The final works by the late Egyptian author Mohamed El-Bosaty require one to ponder on a few themes that jump out.

Firstly, is the deep effect left by his upbringing next to Manzala Lake in the Egyptian Delta. This was most apparent in his unique contribution, The Noise of the Lake, first published in 1994 and republished in 2012 by Family Library Project.

Also, the reader will experience an "ah" moment if they know the author worked for years as a financial auditor at the Egyptian Prison Authority. Point in case is his novel, Khaledeya, which is based on a con whereby an auditor invents a fictitious village on paper, establishing a police station and other institutions through which state money flowed into his pocket.

Those two themes alone add a genuine richness to the late writer's work over his last years, which is based on a unique talent, well deserving of his title as the "poet of short stories."

The range of his latest works, including Hunger, Walls, Rooms for Rent, Green Bed, Small Windows and Little Butterflies, reveal his excitement to play alongside reality. He has his own creative take on reality whereby he turns it into pure fantasy. Absent are all the extra effects, leaving the reader with light language, free of heavy ideology, but without his human biases in an absolute format.

This is exemplified by comparing Ferdous, inspired by the Egyptian rural village life, to In Praise of the Aunt, by Mario Vargas Llosa. Both are rooted in the Greek myth of Vedra. Similarly, one can trace the links between Hunger, by El-Bosaty and Hunger by the Norwegian author, Knut Hamsun. Both rose from the same tragedy; the difference being that El-Bosaty wasn't fond of melodrama, preferring to keep his reader on the verge of tears.

El-Bosaty applied artistic touches to his solid world. He wrote about the unspoken in village life and its margins. He also closely watched the prison world and its questions about freedom and what the walls mean for the souls – news of which sparingly leaks out.

The author depicted two lifestyles: those living in very small spaces only allowing a peak at their suppressed needs, and of the middle class intellectuals, writers and artists.

Interestingly, although the writer spent nearly 40 years in Cairo, he didn't write except two pieces of work on the city, Other Nights and Green Bed. He preferred to go back to his early years, staying honest to the world he kept drawing bit by bit. The continuous building of this world wasn't repetitive, but rather was simply broken into smaller and denser units, reaching the complete distillation of feelings, presenting them like pure pearls.

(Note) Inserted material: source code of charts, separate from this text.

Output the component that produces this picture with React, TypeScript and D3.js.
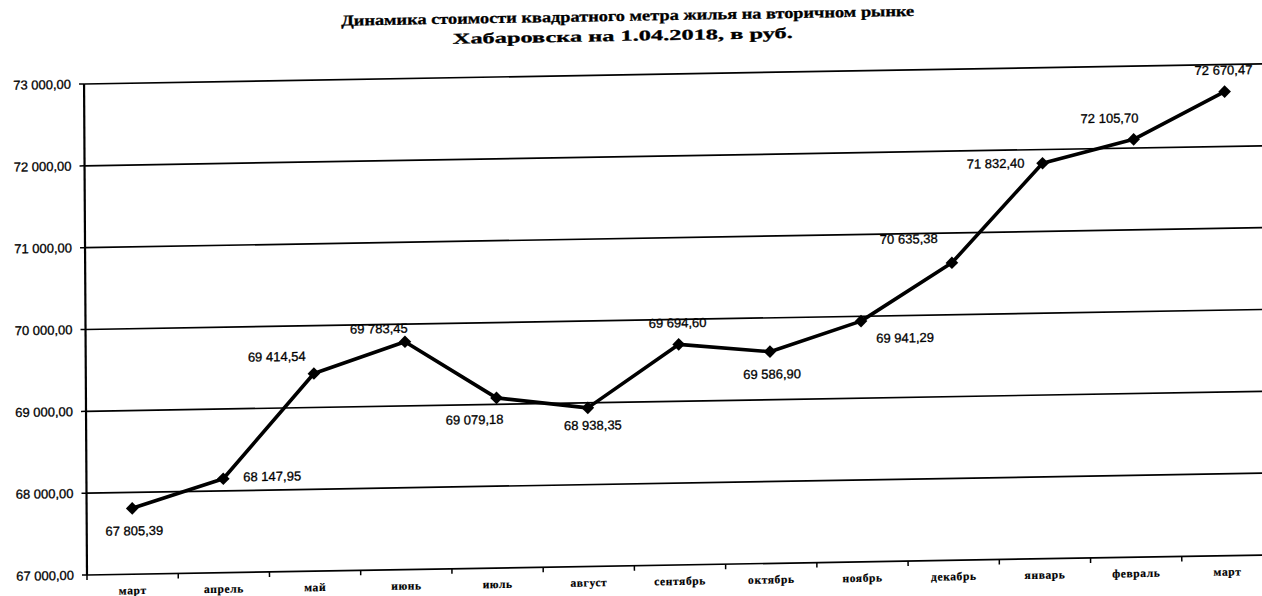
import React from "react";
import * as d3 from "d3";

const titleLines = [
  "Динамика стоимости квадратного метра жилья на вторичном рынке",
  "Хабаровска на 1.04.2018, в руб.",
];

const months = [
  "март", "апрель", "май", "июнь", "июль", "август", "сентябрь",
  "октябрь", "ноябрь", "декабрь", "январь", "февраль", "март",
];

const prices = [
  67805.39, 68147.95, 69414.54, 69783.45, 69079.18, 68938.35, 69694.6,
  69586.9, 69941.29, 70635.38, 71832.4, 72105.7, 72670.47,
];

const yTicks = [67000, 68000, 69000, 70000, 71000, 72000, 73000];

// label placement for each data label (Excel-like positions)
const labelPlacement = [
  "below", "right", "upleftFar", "upleft", "downleft", "downright", "above",
  "below", "downrightFar", "upleftFar2", "left", "upleft2", "above",
];

const W = 1262;
const H = 596;
const M = { left: 87, right: 1273, top: 84, bottom: 575 };

const ru = d3.formatLocale({
  decimal: ",",
  thousands: " ",
  grouping: [3],
  currency: ["", ""],
});
const fmt = ru.format(",.2f");

const offsets: Record<string, [number, number, string]> = {
  below: [2, 27, "middle"],
  right: [20, 3, "start"],
  upleftFar: [-37, -13, "middle"],
  upleft: [-26, -9, "middle"],
  downleft: [-22, 26, "middle"],
  downright: [5, 22, "middle"],
  above: [-1, -17, "middle"],
  downrightFar: [44, 22, "middle"],
  upleftFar2: [-43, -20, "middle"],
  left: [-18, 4, "end"],
  upleft2: [-24, -17, "middle"],
};

// scan skew of the reference
const A = 0.006;
const B = -0.017;

export default function App() {
  const x = d3
    .scaleBand<number>()
    .domain(months.map((_, i) => i))
    .range([M.left, M.right])
    .padding(0);
  const cx = (i: number) => (x(i) as number) + x.bandwidth() / 2;
  const y = d3.scaleLinear().domain([67000, 73000]).range([M.bottom, M.top]);

  const line = d3
    .line<number>()
    .x((_, i) => cx(i))
    .y((d) => y(d));

  const marker = d3.symbol(d3.symbolSquare, 80)();

  const skew = `matrix(1 ${B} ${A} 1 ${-A * M.bottom} ${-B * M.left})`;
  const boundaries = d3.range(months.length + 1).map((i) => M.left + i * x.bandwidth());

  return (
    <svg
      width={W}
      height={H}
      style={{ position: "absolute", left: 0, top: 0, background: "#fff", display: "block" }}
    >
      <rect x={0} y={0} width={W} height={H} fill="#fff" />
      <g transform={skew}>
        {/* title */}
        <g fontFamily="'Liberation Serif', serif" fontWeight="bold" fontSize={15} fill="#000">
          <text x={631} y={30} textAnchor="middle" textLength={573} lengthAdjust="spacingAndGlyphs" stroke="#000" strokeWidth={0.3}>
            {titleLines[0]}
          </text>
          <text x={626} y={50} textAnchor="middle" textLength={340} lengthAdjust="spacingAndGlyphs" stroke="#000" strokeWidth={0.3}>
            {titleLines[1]}
          </text>
        </g>

        {/* gridlines */}
        {yTicks.map((t) => (
          <line key={t} x1={M.left} x2={M.right} y1={y(t)} y2={y(t)} stroke="#000" strokeWidth={1.7} />
        ))}

        {/* y axis */}
        <line x1={M.left} x2={M.left} y1={M.top} y2={M.bottom} stroke="#000" strokeWidth={2.2} />
        {yTicks.map((t) => (
          <line key={"yt" + t} x1={M.left - 5} x2={M.left} y1={y(t)} y2={y(t)} stroke="#000" strokeWidth={1.5} />
        ))}
        <g fontFamily="'Liberation Sans', Arial, sans-serif" fontSize={13} fill="#000">
          {yTicks.map((t) => (
            <text key={"yl" + t} x={M.left - 13} y={y(t) + 4.5} textAnchor="end" stroke="#000" strokeWidth={0.3}>
              {fmt(t)}
            </text>
          ))}
        </g>

        {/* x axis ticks */}
        {boundaries.map((bx, i) => (
          <line key={"xt" + i} x1={bx} x2={bx} y1={M.bottom} y2={M.bottom + 5} stroke="#000" strokeWidth={1.5} />
        ))}
        <g fontFamily="'Liberation Serif', serif" fontWeight="bold" fontSize={11.5} fill="#000">
          {months.map((m, i) => (
            <text key={"xl" + i} x={cx(i)} y={M.bottom + 20} textAnchor="middle" letterSpacing={0.6} stroke="#000" strokeWidth={0.2}>
              {m}
            </text>
          ))}
        </g>

        {/* series line */}
        <path d={line(prices) || ""} fill="none" stroke="#000" strokeWidth={3.6} strokeLinejoin="round" />
        {prices.map((p, i) => (
          <path
            key={"m" + i}
            d={marker || ""}
            transform={`translate(${cx(i)},${y(p)}) rotate(45)`}
            fill="#000"
          />
        ))}

        {/* data labels */}
        <g fontFamily="'Liberation Sans', Arial, sans-serif" fontSize={13} fill="#000">
          {prices.map((p, i) => {
            const [dx, dy, anchor] = offsets[labelPlacement[i]];
            return (
              <text
                key={"dl" + i}
                x={cx(i) + dx}
                y={y(p) + dy}
                textAnchor={anchor as any}
                stroke="#000"
                strokeWidth={0.3}
              >
                {fmt(p)}
              </text>
            );
          })}
        </g>
      </g>
    </svg>
  );
}
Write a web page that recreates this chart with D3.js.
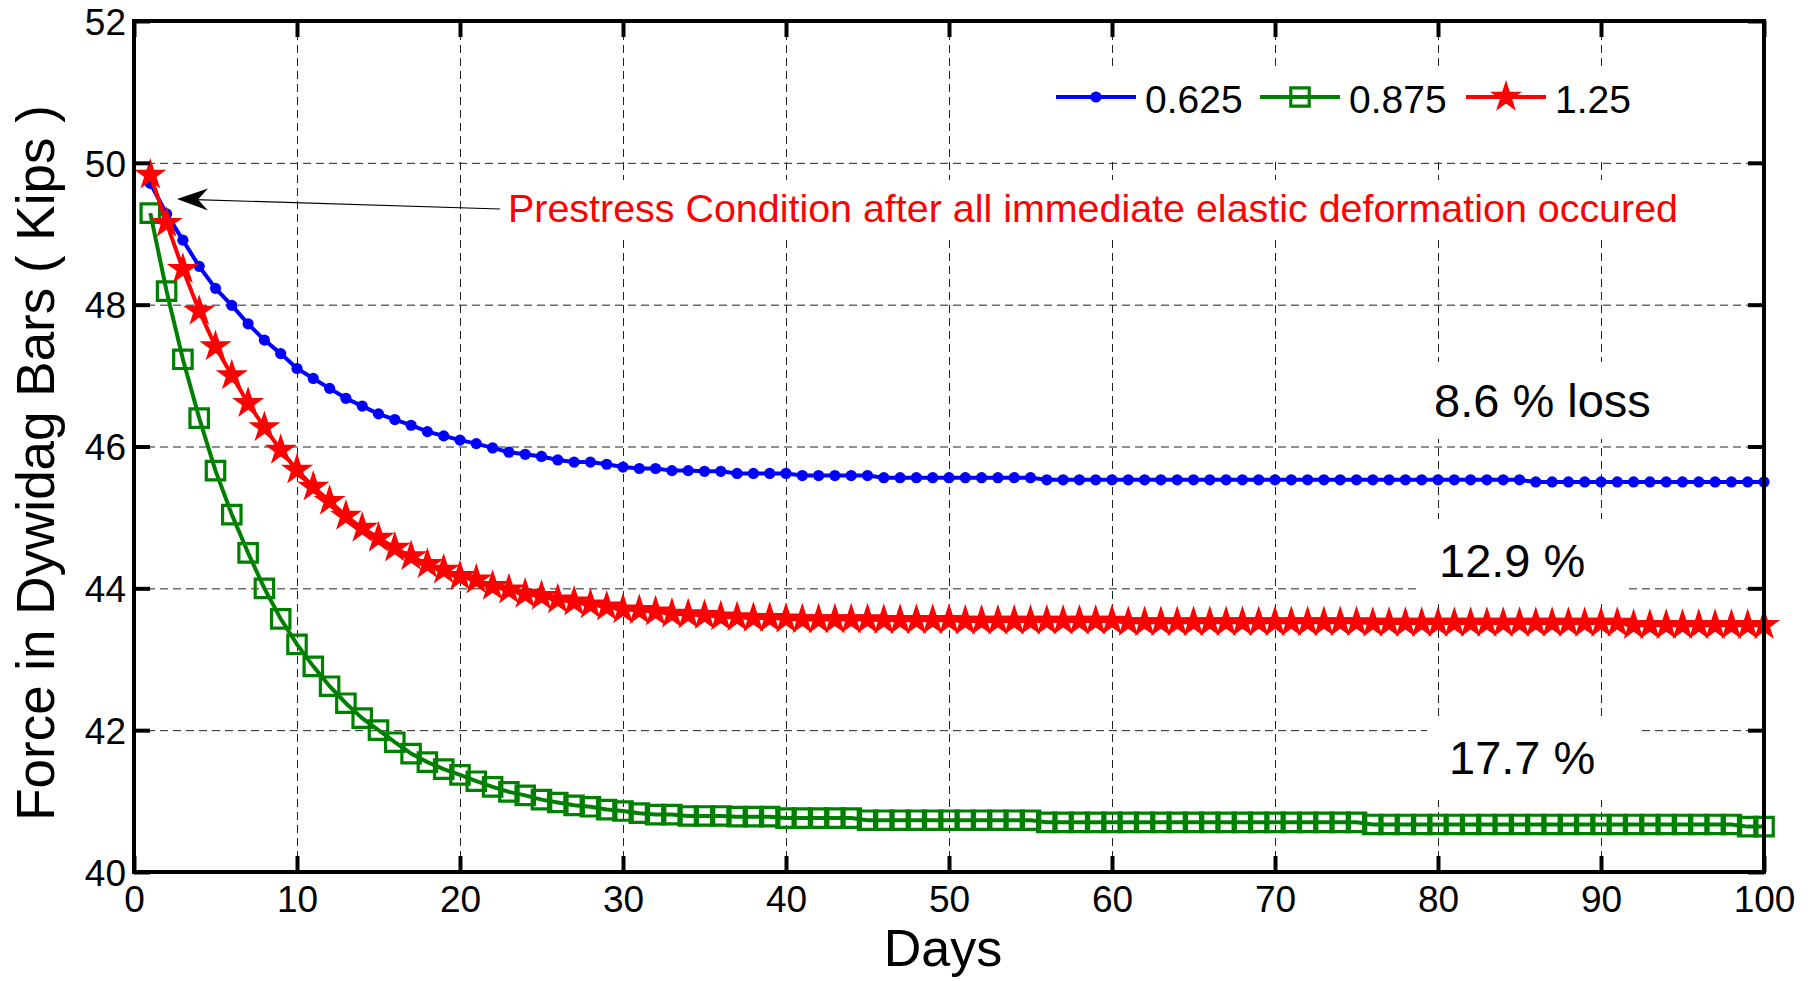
<!DOCTYPE html>
<html>
<head>
<meta charset="utf-8">
<script src="https://cdn.jsdelivr.net/npm/d3@7"></script>
<style>
  body { margin: 0; background: #fff; }
  text { font-family: "Liberation Sans", Arial, sans-serif; fill: #000; }
</style>
</head>
<body>
<svg id="chart"></svg>
<script>
// Days 1..100
const days = d3.range(1, 101);

// Force in Dywidag bars (kips)
const blue625 = [
  49.71, 49.28, 48.91, 48.54, 48.23, 47.99, 47.73, 47.50, 47.31, 47.10,
  46.96, 46.82, 46.68, 46.57, 46.46, 46.38, 46.30, 46.21, 46.15, 46.09,
  46.04, 45.98, 45.92, 45.89, 45.86, 45.81, 45.78, 45.78, 45.75, 45.71,
  45.69, 45.69, 45.66, 45.66, 45.65, 45.65, 45.62, 45.62, 45.62, 45.62,
  45.59, 45.59, 45.59, 45.59, 45.59, 45.56, 45.56, 45.56, 45.56, 45.56,
  45.56, 45.56, 45.56, 45.56, 45.56, 45.53, 45.53, 45.53, 45.53, 45.53,
  45.53, 45.53, 45.53, 45.53, 45.53, 45.53, 45.53, 45.53, 45.53, 45.53,
  45.53, 45.53, 45.53, 45.53, 45.53, 45.53, 45.53, 45.53, 45.53, 45.53,
  45.53, 45.53, 45.53, 45.53, 45.53, 45.50, 45.50, 45.50, 45.50, 45.50,
  45.50, 45.50, 45.50, 45.50, 45.50, 45.50, 45.50, 45.50, 45.50, 45.50
];
const green875 = [
  49.29, 48.19, 47.23, 46.40, 45.66, 45.04, 44.50, 44.00, 43.57, 43.21,
  42.90, 42.62, 42.38, 42.17, 42.00, 41.83, 41.67, 41.55, 41.45, 41.37,
  41.28, 41.20, 41.13, 41.08, 41.02, 40.98, 40.94, 40.92, 40.88, 40.86,
  40.83, 40.81, 40.81, 40.79, 40.79, 40.79, 40.78, 40.78, 40.78, 40.76,
  40.76, 40.76, 40.76, 40.76, 40.73, 40.73, 40.73, 40.73, 40.73, 40.73,
  40.73, 40.73, 40.73, 40.73, 40.73, 40.70, 40.70, 40.70, 40.70, 40.70,
  40.70, 40.70, 40.70, 40.70, 40.70, 40.70, 40.70, 40.70, 40.70, 40.70,
  40.70, 40.70, 40.70, 40.70, 40.70, 40.67, 40.67, 40.67, 40.67, 40.67,
  40.67, 40.67, 40.67, 40.67, 40.67, 40.67, 40.67, 40.67, 40.67, 40.67,
  40.67, 40.67, 40.67, 40.67, 40.67, 40.67, 40.67, 40.67, 40.64, 40.64
];
const red125 = [
  49.83, 49.15, 48.50, 47.91, 47.41, 47.00, 46.61, 46.27, 45.95, 45.67,
  45.43, 45.23, 45.02, 44.85, 44.71, 44.57, 44.45, 44.34, 44.26, 44.17,
  44.12, 44.03, 43.98, 43.92, 43.89, 43.84, 43.81, 43.77, 43.74, 43.70,
  43.69, 43.67, 43.64, 43.63, 43.62, 43.60, 43.59, 43.58, 43.58, 43.57,
  43.56, 43.56, 43.56, 43.56, 43.56, 43.55, 43.55, 43.55, 43.55, 43.55,
  43.54, 43.54, 43.54, 43.54, 43.54, 43.54, 43.54, 43.54, 43.54, 43.54,
  43.52, 43.52, 43.52, 43.52, 43.52, 43.52, 43.52, 43.52, 43.52, 43.52,
  43.52, 43.52, 43.52, 43.52, 43.52, 43.51, 43.51, 43.51, 43.51, 43.51,
  43.51, 43.51, 43.51, 43.51, 43.51, 43.51, 43.51, 43.51, 43.51, 43.51,
  43.51, 43.48, 43.48, 43.48, 43.48, 43.48, 43.48, 43.48, 43.48, 43.48
];

const seriesNames = ['0.625', '0.875', '1.25'];
const xTicks = [0, 10, 20, 30, 40, 50, 60, 70, 80, 90, 100];
const yTicks = [40, 42, 44, 46, 48, 50, 52];

const lossLabels = ['8.6 % loss', '12.9 %', '17.7 %'];
const noteText = 'Prestress Condition after all immediate elastic deformation occured';

const width = 1818, height = 981;
const margin = { top: 21, right: 54, bottom: 109, left: 134 };
const w = width - margin.left - margin.right;
const h = height - margin.top - margin.bottom;

const svg = d3.select('#chart').attr('width', width).attr('height', height);
const chart = svg.append('g').attr('transform', `translate(${margin.left},${margin.top})`);

const x = d3.scaleLinear().domain([0, 100]).range([0, w]);
const y = d3.scaleLinear().domain([40, 52]).range([h, 0]);

// dashed grid
const gridX = chart.append('g')
  .attr('transform', `translate(0,${h})`)
  .call(d3.axisBottom(x).tickValues(xTicks.slice(1, -1)).tickSize(-h).tickFormat(''));
const gridY = chart.append('g')
  .call(d3.axisLeft(y).tickValues(yTicks.slice(1, -1)).tickSize(-w).tickFormat(''));
[gridX, gridY].forEach(g => {
  g.select('.domain').remove();
  g.selectAll('line').attr('stroke', '#222').attr('stroke-width', 1).attr('stroke-dasharray', '8,5');
});

// white-backed text helper
function boxedText(parent, tx, ty, str, size, color, pad) {
  const grp = parent.append('g');
  const t = grp.append('text')
    .attr('x', tx).attr('y', ty)
    .style('font-size', size + 'px')
    .style('fill', color)
    .text(str);
  const bb = t.node().getBBox();
  grp.insert('rect', 'text')
    .attr('x', bb.x - pad.l).attr('y', bb.y - pad.t)
    .attr('width', bb.width + pad.l + pad.r)
    .attr('height', bb.height + pad.t + pad.b)
    .attr('fill', '#fff');
  return t;
}

// loss annotations
boxedText(svg, 1434, 417, lossLabels[0], 47, '#000', { l: 20, r: 40, t: 12, b: 12 });
boxedText(svg, 1439, 577, lossLabels[1], 47, '#000', { l: 22, r: 42, t: 15, b: 16 });
boxedText(svg, 1449, 774, lossLabels[2], 47, '#000', { l: 22, r: 42, t: 15, b: 16 });

// red note with arrow
const note = boxedText(svg, 508, 222, noteText, 39.5, '#ff0000', { l: 8, r: 10, t: 6, b: 8 });
note.attr('textLength', 1170).attr('lengthAdjust', 'spacingAndGlyphs');
svg.append('line')
  .attr('x1', 500).attr('y1', 209).attr('x2', 195).attr('y2', 199.6)
  .attr('stroke', '#000').attr('stroke-width', 1.2);
svg.append('path')
  .attr('d', 'M177,199 L208,188.5 L198,199.6 L208,210.5 Z')
  .attr('fill', '#000');

// series
const series = [
  { name: seriesNames[0], values: blue625, color: '#0000ff', marker: 'dot' },
  { name: seriesNames[1], values: green875, color: '#008000', marker: 'square' },
  { name: seriesNames[2], values: red125, color: '#ff0000', marker: 'star' }
];

const line = d3.line().x((d, i) => x(days[i])).y(d => y(d));
const starPath = d3.symbol(d3.symbolStar, 190)();
const squarePath = d3.symbol(d3.symbolSquare, 340)();

function drawMarker(sel, s) {
  if (s.marker === 'dot') {
    sel.append('circle').attr('r', 5.6).attr('fill', s.color);
  } else if (s.marker === 'square') {
    sel.append('path').attr('d', squarePath)
      .attr('fill', 'none').attr('stroke', s.color).attr('stroke-width', 3.2);
  } else {
    sel.append('path').attr('d', starPath)
      .attr('fill', s.color).attr('stroke', s.color)
      .attr('stroke-width', 2.4).attr('stroke-linejoin', 'miter');
  }
}

series.forEach(s => {
  const g = chart.append('g');
  g.append('path')
    .datum(s.values)
    .attr('d', line)
    .attr('fill', 'none')
    .attr('stroke', s.color)
    .attr('stroke-width', 4);
  g.selectAll('.mk')
    .data(s.values)
    .join('g')
    .attr('class', 'mk')
    .attr('transform', (d, i) => `translate(${x(days[i])},${y(d)})`)
    .each(function () { drawMarker(d3.select(this), s); });
});

// axes with inward ticks
const tickLen = 16;
const axB = chart.append('g').attr('transform', `translate(0,${h})`)
  .call(d3.axisBottom(x).tickValues(xTicks).tickSize(-tickLen).tickSizeOuter(0).tickPadding(13));
const axT = chart.append('g')
  .call(d3.axisTop(x).tickValues(xTicks).tickSize(-tickLen).tickSizeOuter(0).tickFormat(''));
const axL = chart.append('g')
  .call(d3.axisLeft(y).tickValues(yTicks).tickSize(-tickLen).tickSizeOuter(0).tickPadding(8));
const axR = chart.append('g').attr('transform', `translate(${w},0)`)
  .call(d3.axisRight(y).tickValues(yTicks).tickSize(-tickLen).tickSizeOuter(0).tickFormat(''));
[axB, axT, axL, axR].forEach(g => {
  g.select('.domain').remove();
  g.selectAll('line').attr('stroke', '#000').attr('stroke-width', 4);
  g.selectAll('text').style('font-size', '37px').style('font-family', '"Liberation Sans", Arial, sans-serif').attr('fill', '#000');
});
axB.selectAll('text').attr('dy', '0.72em');
axL.selectAll('text').attr('dy', '0.36em');

chart.append('rect')
  .attr('width', w).attr('height', h)
  .attr('fill', 'none').attr('stroke', '#000').attr('stroke-width', 4);

// axis titles
svg.append('text')
  .attr('x', 943).attr('y', 966)
  .style('font-size', '52px')
  .style('text-anchor', 'middle')
  .text('Days');
svg.append('text')
  .attr('transform', 'translate(54,463) rotate(-90)')
  .style('font-size', '53px')
  .style('text-anchor', 'middle')
  .text('Force in Dywidag Bars ( Kips )');

// legend
const legend = svg.append('g');
legend.append('rect')
  .attr('x', 1040).attr('y', 69).attr('width', 612).attr('height', 90)
  .attr('fill', '#fff');
const legX = [1056, 1260, 1466];
series.forEach((s, i) => {
  const lg = legend.append('g').attr('transform', `translate(${legX[i]},97)`);
  lg.append('line').attr('x1', 0).attr('x2', 80).attr('y1', 0).attr('y2', 0)
    .attr('stroke', s.color).attr('stroke-width', 4);
  const m = lg.append('g').attr('transform', 'translate(40,0)');
  drawMarker(m, s);
  lg.append('text').attr('x', 89).attr('y', 16)
    .style('font-size', '39px')
    .text(s.name);
});
</script>
</body>
</html>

In this attempt, the writer was fond of capturing the brief moments, listening in awe to women's stories and whispers of the passerby, turning the soft utter of desire into screams of the soul laden with burdens, using soft, indicative language rather than direct language that opens wounds. His language was particularly poetic, relying on his writing tools in conjunction with his passion for classical music; treating his writing the way a maestro would treat a musical piece, capturing the rhythm and controlling the inner movements of the text.

Creating his own daily language was a must for El-Bosaty to control his world. And it wasn't just one language, but rather a result of a number of layers of languages in one text. Until his last days he insisted on writing with a dictionary next to him, coaxing out his perfect word to bear his heroes' burdens. The result is a colloquial Egyptian base that isn't lacking formality – a lesson he learnt from his late master, Abdel-Fattah El-Gamal. El-Gamal was the first to introduce him to readers in the early 1960s during his years as the culture section editor of Al-Masaa daily newspaper. The editor was able, through his job, to craft a language that is solid and unbiased, yet with a poetic touch after his brief experience with poetry.

Strongly featured in El-Bosaty's latest works is the cultural regression throughout the region and his strong conviction that Arab women have been, historically, unjustly treated.

El-Bosaty's novels reveal a unique Arab woman that was present until his very last written words, who is fighting in her own way - not in the feminist modernist approach, but based on a legacy of trickery. The village woman, who he wrote about obsessively, is the bearer of stories and manages to control with feminine softness and cunning.